An Evaluation Testbed for Wind Turbine Blade Tip Designs — Winglet Results

A 3.3 m diameter variable speed wind turbine and rotor has been designed, fabricated and tested with exchangeable blade tip capability. This rotor was custom designed utilizing the National Renewable Energy Laboratory's S83X series airfoils for the University of Waterloo Wind Energy research facility with blades that allow the outer 10% of the blade to be exchanged.

Turbine power production measurements were completed in the controlled wind facility covering a range of mean wind speeds, 3.6 m/s to 11 m/s, and turbine rotor shaft rotational rates, 100 rpm to 240 rpm. Power produced by the blades was determined as a function of input wind speed. The coefficient of power, C_P, was determined as a function of the tip speed ratio λ and peak C_P was found to approach 0.42 at the design λ of 6.7. At the design shaft speed of 200 rpm, the maximum power produced was 1.45 kW at 11 m/s.
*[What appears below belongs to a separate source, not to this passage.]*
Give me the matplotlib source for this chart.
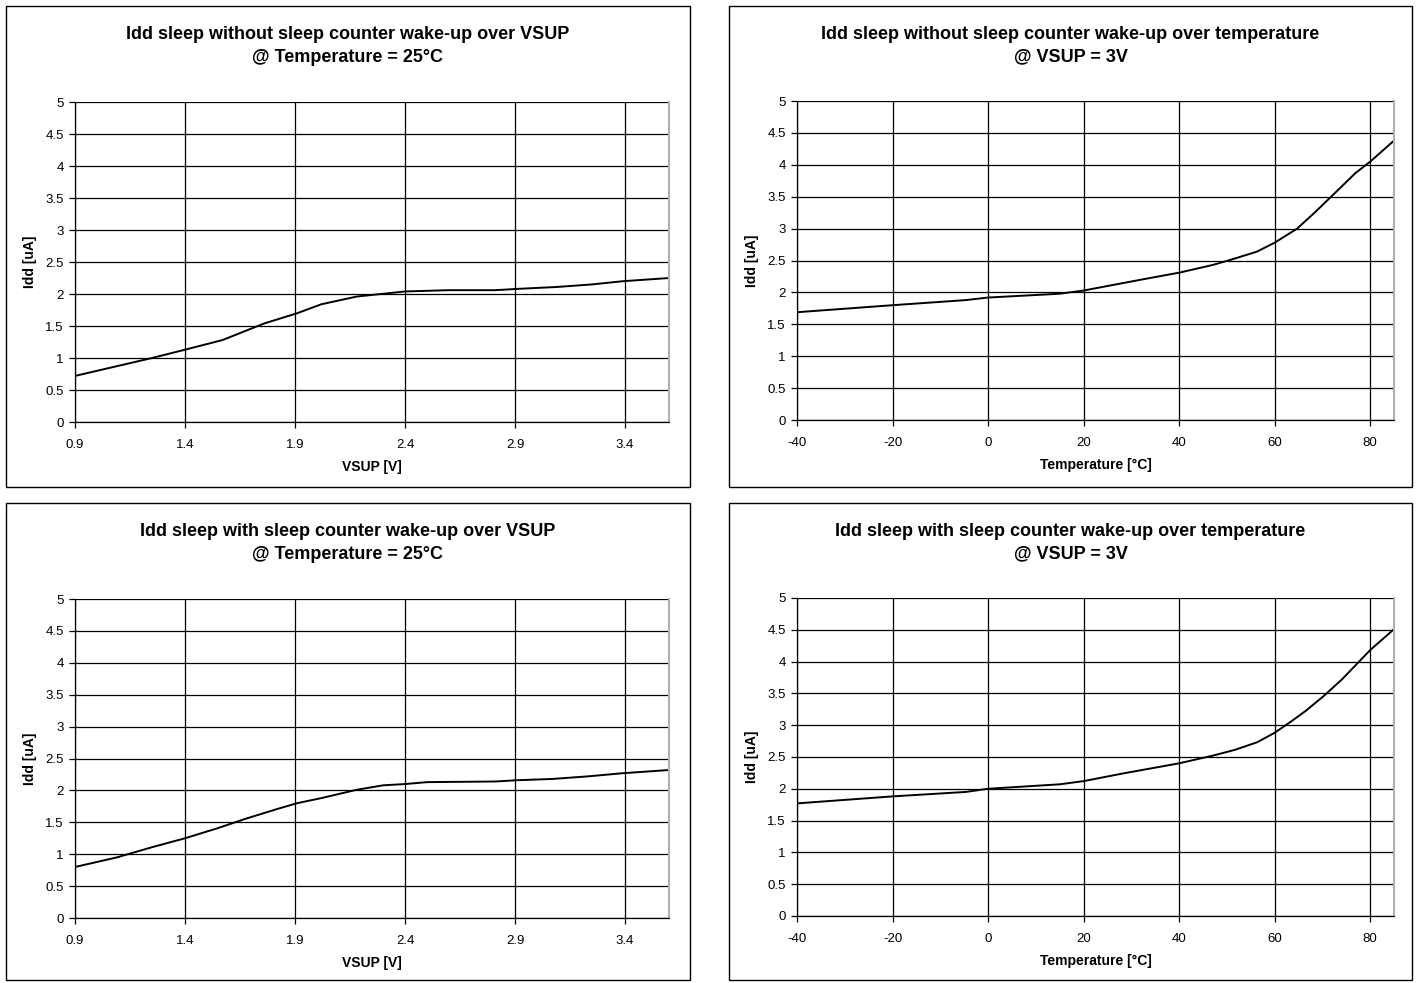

Prior winglet designs are discussed and two winglet designs are evaluated. The effects of two different winglets, the Maniaci and Gertz designs, were evaluated with surface oil flow visualization and quantified by repeating the test that was executed with the standard tip for each winglet. Both winglets were found to have a bell-shaped power augmentation profile, with a broad peak between 6.5 m/s and 9.5 m/s where power was increased by 5% to 7%. These power augmentation figures matched closely with the findings in the literature that suggested increases of 2% to 8% are possible. It is noted, however, that these designs are certainly not optimal and it is possible that an optimized winglet design through further modeling and testing could be attained.